What is expected >>
Can the data below be set down again exactly, line for line?

-----

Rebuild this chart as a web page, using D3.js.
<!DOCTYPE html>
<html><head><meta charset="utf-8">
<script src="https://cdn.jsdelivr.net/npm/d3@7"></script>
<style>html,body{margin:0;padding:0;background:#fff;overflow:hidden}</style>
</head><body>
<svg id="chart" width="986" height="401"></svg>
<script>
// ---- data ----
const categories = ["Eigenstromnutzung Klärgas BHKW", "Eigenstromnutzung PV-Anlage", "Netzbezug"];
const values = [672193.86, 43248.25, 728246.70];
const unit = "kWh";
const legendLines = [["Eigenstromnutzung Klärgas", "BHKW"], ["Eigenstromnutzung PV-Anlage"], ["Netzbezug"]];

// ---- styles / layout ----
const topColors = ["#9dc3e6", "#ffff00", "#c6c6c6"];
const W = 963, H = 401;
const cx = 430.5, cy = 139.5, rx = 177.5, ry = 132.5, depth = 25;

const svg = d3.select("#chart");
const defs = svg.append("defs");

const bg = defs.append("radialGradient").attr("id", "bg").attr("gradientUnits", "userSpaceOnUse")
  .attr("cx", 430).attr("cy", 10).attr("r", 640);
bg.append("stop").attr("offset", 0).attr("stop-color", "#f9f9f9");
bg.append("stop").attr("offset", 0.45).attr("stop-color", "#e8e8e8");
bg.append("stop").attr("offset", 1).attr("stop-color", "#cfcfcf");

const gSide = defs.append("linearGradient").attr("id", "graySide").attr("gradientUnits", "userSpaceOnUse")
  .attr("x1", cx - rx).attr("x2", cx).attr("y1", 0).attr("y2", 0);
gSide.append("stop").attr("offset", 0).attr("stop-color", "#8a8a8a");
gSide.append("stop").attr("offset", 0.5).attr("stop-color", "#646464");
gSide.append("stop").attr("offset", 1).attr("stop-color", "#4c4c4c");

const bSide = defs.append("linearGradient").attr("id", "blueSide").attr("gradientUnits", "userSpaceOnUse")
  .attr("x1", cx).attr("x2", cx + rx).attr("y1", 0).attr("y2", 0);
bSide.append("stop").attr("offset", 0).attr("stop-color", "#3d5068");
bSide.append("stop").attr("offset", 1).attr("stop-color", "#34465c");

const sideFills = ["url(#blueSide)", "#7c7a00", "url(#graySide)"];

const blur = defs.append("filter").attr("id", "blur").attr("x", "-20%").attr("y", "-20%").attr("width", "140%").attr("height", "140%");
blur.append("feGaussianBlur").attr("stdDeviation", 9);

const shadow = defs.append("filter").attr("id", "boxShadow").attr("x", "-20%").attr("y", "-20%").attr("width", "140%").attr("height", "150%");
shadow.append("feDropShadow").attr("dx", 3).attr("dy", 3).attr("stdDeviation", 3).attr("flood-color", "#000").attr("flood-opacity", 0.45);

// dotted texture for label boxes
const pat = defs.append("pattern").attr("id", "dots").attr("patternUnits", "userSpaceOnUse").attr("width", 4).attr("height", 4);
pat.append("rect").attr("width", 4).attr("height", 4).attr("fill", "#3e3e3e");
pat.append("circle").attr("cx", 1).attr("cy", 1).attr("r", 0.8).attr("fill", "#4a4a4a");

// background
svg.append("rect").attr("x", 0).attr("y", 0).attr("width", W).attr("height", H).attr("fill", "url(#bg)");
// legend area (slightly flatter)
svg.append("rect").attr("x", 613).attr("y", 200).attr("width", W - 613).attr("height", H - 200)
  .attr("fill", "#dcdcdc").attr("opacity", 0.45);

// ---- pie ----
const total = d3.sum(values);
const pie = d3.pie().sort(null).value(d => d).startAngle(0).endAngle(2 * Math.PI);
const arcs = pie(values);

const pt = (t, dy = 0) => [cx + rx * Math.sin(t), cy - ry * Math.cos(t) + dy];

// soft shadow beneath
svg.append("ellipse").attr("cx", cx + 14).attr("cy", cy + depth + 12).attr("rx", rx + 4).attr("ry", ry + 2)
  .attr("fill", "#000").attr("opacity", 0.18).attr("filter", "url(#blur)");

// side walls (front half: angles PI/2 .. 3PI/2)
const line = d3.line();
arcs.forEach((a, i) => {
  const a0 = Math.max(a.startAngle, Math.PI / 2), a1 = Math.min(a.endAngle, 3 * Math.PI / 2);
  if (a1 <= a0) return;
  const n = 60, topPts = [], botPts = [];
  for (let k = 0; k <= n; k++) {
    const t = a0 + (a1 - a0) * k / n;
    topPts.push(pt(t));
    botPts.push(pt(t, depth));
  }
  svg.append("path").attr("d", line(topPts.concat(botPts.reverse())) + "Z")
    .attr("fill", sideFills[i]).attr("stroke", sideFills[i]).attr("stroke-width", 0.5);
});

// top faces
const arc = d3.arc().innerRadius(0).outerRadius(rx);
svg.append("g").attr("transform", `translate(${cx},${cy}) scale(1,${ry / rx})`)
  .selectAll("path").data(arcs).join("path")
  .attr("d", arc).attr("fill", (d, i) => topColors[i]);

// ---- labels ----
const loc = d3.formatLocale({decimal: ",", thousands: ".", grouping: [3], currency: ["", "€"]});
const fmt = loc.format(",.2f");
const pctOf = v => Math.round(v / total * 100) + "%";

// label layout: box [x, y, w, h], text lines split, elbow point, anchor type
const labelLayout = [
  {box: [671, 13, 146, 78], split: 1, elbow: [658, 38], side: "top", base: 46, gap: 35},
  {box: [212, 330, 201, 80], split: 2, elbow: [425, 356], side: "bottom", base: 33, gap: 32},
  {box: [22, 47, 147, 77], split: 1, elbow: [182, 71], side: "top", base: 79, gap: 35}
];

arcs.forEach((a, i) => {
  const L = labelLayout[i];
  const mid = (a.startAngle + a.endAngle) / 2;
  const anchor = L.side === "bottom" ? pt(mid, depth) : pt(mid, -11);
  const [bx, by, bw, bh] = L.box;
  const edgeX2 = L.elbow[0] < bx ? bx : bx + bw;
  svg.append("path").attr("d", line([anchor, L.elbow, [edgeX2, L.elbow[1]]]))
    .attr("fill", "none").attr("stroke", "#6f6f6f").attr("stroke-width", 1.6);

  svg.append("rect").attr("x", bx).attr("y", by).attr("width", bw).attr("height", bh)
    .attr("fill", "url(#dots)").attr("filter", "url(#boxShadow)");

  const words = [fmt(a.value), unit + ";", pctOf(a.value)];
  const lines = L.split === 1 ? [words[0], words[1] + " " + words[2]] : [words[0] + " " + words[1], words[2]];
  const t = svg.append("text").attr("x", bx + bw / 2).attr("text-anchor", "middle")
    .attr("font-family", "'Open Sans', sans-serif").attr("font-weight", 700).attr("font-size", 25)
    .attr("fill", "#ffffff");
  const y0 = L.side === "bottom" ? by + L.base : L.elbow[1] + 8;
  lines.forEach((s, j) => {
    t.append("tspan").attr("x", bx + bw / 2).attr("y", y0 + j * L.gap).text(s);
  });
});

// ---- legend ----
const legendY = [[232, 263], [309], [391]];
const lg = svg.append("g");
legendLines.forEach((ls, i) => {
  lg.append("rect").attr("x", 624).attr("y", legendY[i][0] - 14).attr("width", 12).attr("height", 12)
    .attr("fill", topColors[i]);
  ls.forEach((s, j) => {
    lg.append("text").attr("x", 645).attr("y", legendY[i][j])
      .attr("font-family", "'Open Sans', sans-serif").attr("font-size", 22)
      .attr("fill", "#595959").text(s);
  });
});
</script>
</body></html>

-----

Full answer >>
Rebuild this chart as a web page, using D3.js.
<!DOCTYPE html>
<html><head><meta charset="utf-8">
<script src="https://cdn.jsdelivr.net/npm/d3@7"></script>
<style>html,body{margin:0;padding:0;background:#fff;overflow:hidden}</style>
</head><body>
<svg id="chart" width="986" height="401"></svg>
<script>
// ---- data ----
const categories = ["Eigenstromnutzung Klärgas BHKW", "Eigenstromnutzung PV-Anlage", "Netzbezug"];
const values = [672193.86, 43248.25, 728246.70];
const unit = "kWh";
const legendLines = [["Eigenstromnutzung Klärgas", "BHKW"], ["Eigenstromnutzung PV-Anlage"], ["Netzbezug"]];

// ---- styles / layout ----
const topColors = ["#9dc3e6", "#ffff00", "#c6c6c6"];
const W = 963, H = 401;
const cx = 430.5, cy = 139.5, rx = 177.5, ry = 132.5, depth = 25;

const svg = d3.select("#chart");
const defs = svg.append("defs");

const bg = defs.append("radialGradient").attr("id", "bg").attr("gradientUnits", "userSpaceOnUse")
  .attr("cx", 430).attr("cy", 10).attr("r", 640);
bg.append("stop").attr("offset", 0).attr("stop-color", "#f9f9f9");
bg.append("stop").attr("offset", 0.45).attr("stop-color", "#e8e8e8");
bg.append("stop").attr("offset", 1).attr("stop-color", "#cfcfcf");

const gSide = defs.append("linearGradient").attr("id", "graySide").attr("gradientUnits", "userSpaceOnUse")
  .attr("x1", cx - rx).attr("x2", cx).attr("y1", 0).attr("y2", 0);
gSide.append("stop").attr("offset", 0).attr("stop-color", "#8a8a8a");
gSide.append("stop").attr("offset", 0.5).attr("stop-color", "#646464");
gSide.append("stop").attr("offset", 1).attr("stop-color", "#4c4c4c");

const bSide = defs.append("linearGradient").attr("id", "blueSide").attr("gradientUnits", "userSpaceOnUse")
  .attr("x1", cx).attr("x2", cx + rx).attr("y1", 0).attr("y2", 0);
bSide.append("stop").attr("offset", 0).attr("stop-color", "#3d5068");
bSide.append("stop").attr("offset", 1).attr("stop-color", "#34465c");

const sideFills = ["url(#blueSide)", "#7c7a00", "url(#graySide)"];

const blur = defs.append("filter").attr("id", "blur").attr("x", "-20%").attr("y", "-20%").attr("width", "140%").attr("height", "140%");
blur.append("feGaussianBlur").attr("stdDeviation", 9);

const shadow = defs.append("filter").attr("id", "boxShadow").attr("x", "-20%").attr("y", "-20%").attr("width", "140%").attr("height", "150%");
shadow.append("feDropShadow").attr("dx", 3).attr("dy", 3).attr("stdDeviation", 3).attr("flood-color", "#000").attr("flood-opacity", 0.45);

// dotted texture for label boxes
const pat = defs.append("pattern").attr("id", "dots").attr("patternUnits", "userSpaceOnUse").attr("width", 4).attr("height", 4);
pat.append("rect").attr("width", 4).attr("height", 4).attr("fill", "#3e3e3e");
pat.append("circle").attr("cx", 1).attr("cy", 1).attr("r", 0.8).attr("fill", "#4a4a4a");

// background
svg.append("rect").attr("x", 0).attr("y", 0).attr("width", W).attr("height", H).attr("fill", "url(#bg)");
// legend area (slightly flatter)
svg.append("rect").attr("x", 613).attr("y", 200).attr("width", W - 613).attr("height", H - 200)
  .attr("fill", "#dcdcdc").attr("opacity", 0.45);

// ---- pie ----
const total = d3.sum(values);
const pie = d3.pie().sort(null).value(d => d).startAngle(0).endAngle(2 * Math.PI);
const arcs = pie(values);

const pt = (t, dy = 0) => [cx + rx * Math.sin(t), cy - ry * Math.cos(t) + dy];

// soft shadow beneath
svg.append("ellipse").attr("cx", cx + 14).attr("cy", cy + depth + 12).attr("rx", rx + 4).attr("ry", ry + 2)
  .attr("fill", "#000").attr("opacity", 0.18).attr("filter", "url(#blur)");

// side walls (front half: angles PI/2 .. 3PI/2)
const line = d3.line();
arcs.forEach((a, i) => {
  const a0 = Math.max(a.startAngle, Math.PI / 2), a1 = Math.min(a.endAngle, 3 * Math.PI / 2);
  if (a1 <= a0) return;
  const n = 60, topPts = [], botPts = [];
  for (let k = 0; k <= n; k++) {
    const t = a0 + (a1 - a0) * k / n;
    topPts.push(pt(t));
    botPts.push(pt(t, depth));
  }
  svg.append("path").attr("d", line(topPts.concat(botPts.reverse())) + "Z")
    .attr("fill", sideFills[i]).attr("stroke", sideFills[i]).attr("stroke-width", 0.5);
});

// top faces
const arc = d3.arc().innerRadius(0).outerRadius(rx);
svg.append("g").attr("transform", `translate(${cx},${cy}) scale(1,${ry / rx})`)
  .selectAll("path").data(arcs).join("path")
  .attr("d", arc).attr("fill", (d, i) => topColors[i]);

// ---- labels ----
const loc = d3.formatLocale({decimal: ",", thousands: ".", grouping: [3], currency: ["", "€"]});
const fmt = loc.format(",.2f");
const pctOf = v => Math.round(v / total * 100) + "%";

// label layout: box [x, y, w, h], text lines split, elbow point, anchor type
const labelLayout = [
  {box: [671, 13, 146, 78], split: 1, elbow: [658, 38], side: "top", base: 46, gap: 35},
  {box: [212, 330, 201, 80], split: 2, elbow: [425, 356], side: "bottom", base: 33, gap: 32},
  {box: [22, 47, 147, 77], split: 1, elbow: [182, 71], side: "top", base: 79, gap: 35}
];

arcs.forEach((a, i) => {
  const L = labelLayout[i];
  const mid = (a.startAngle + a.endAngle) / 2;
  const anchor = L.side === "bottom" ? pt(mid, depth) : pt(mid, -11);
  const [bx, by, bw, bh] = L.box;
  const edgeX2 = L.elbow[0] < bx ? bx : bx + bw;
  svg.append("path").attr("d", line([anchor, L.elbow, [edgeX2, L.elbow[1]]]))
    .attr("fill", "none").attr("stroke", "#6f6f6f").attr("stroke-width", 1.6);

  svg.append("rect").attr("x", bx).attr("y", by).attr("width", bw).attr("height", bh)
    .attr("fill", "url(#dots)").attr("filter", "url(#boxShadow)");

  const words = [fmt(a.value), unit + ";", pctOf(a.value)];
  const lines = L.split === 1 ? [words[0], words[1] + " " + words[2]] : [words[0] + " " + words[1], words[2]];
  const t = svg.append("text").attr("x", bx + bw / 2).attr("text-anchor", "middle")
    .attr("font-family", "'Open Sans', sans-serif").attr("font-weight", 700).attr("font-size", 25)
    .attr("fill", "#ffffff");
  const y0 = L.side === "bottom" ? by + L.base : L.elbow[1] + 8;
  lines.forEach((s, j) => {
    t.append("tspan").attr("x", bx + bw / 2).attr("y", y0 + j * L.gap).text(s);
  });
});

// ---- legend ----
const legendY = [[232, 263], [309], [391]];
const lg = svg.append("g");
legendLines.forEach((ls, i) => {
  lg.append("rect").attr("x", 624).attr("y", legendY[i][0] - 14).attr("width", 12).attr("height", 12)
    .attr("fill", topColors[i]);
  ls.forEach((s, j) => {
    lg.append("text").attr("x", 645).attr("y", legendY[i][j])
      .attr("font-family", "'Open Sans', sans-serif").attr("font-size", 22)
      .attr("fill", "#595959").text(s);
  });
});
</script>
</body></html>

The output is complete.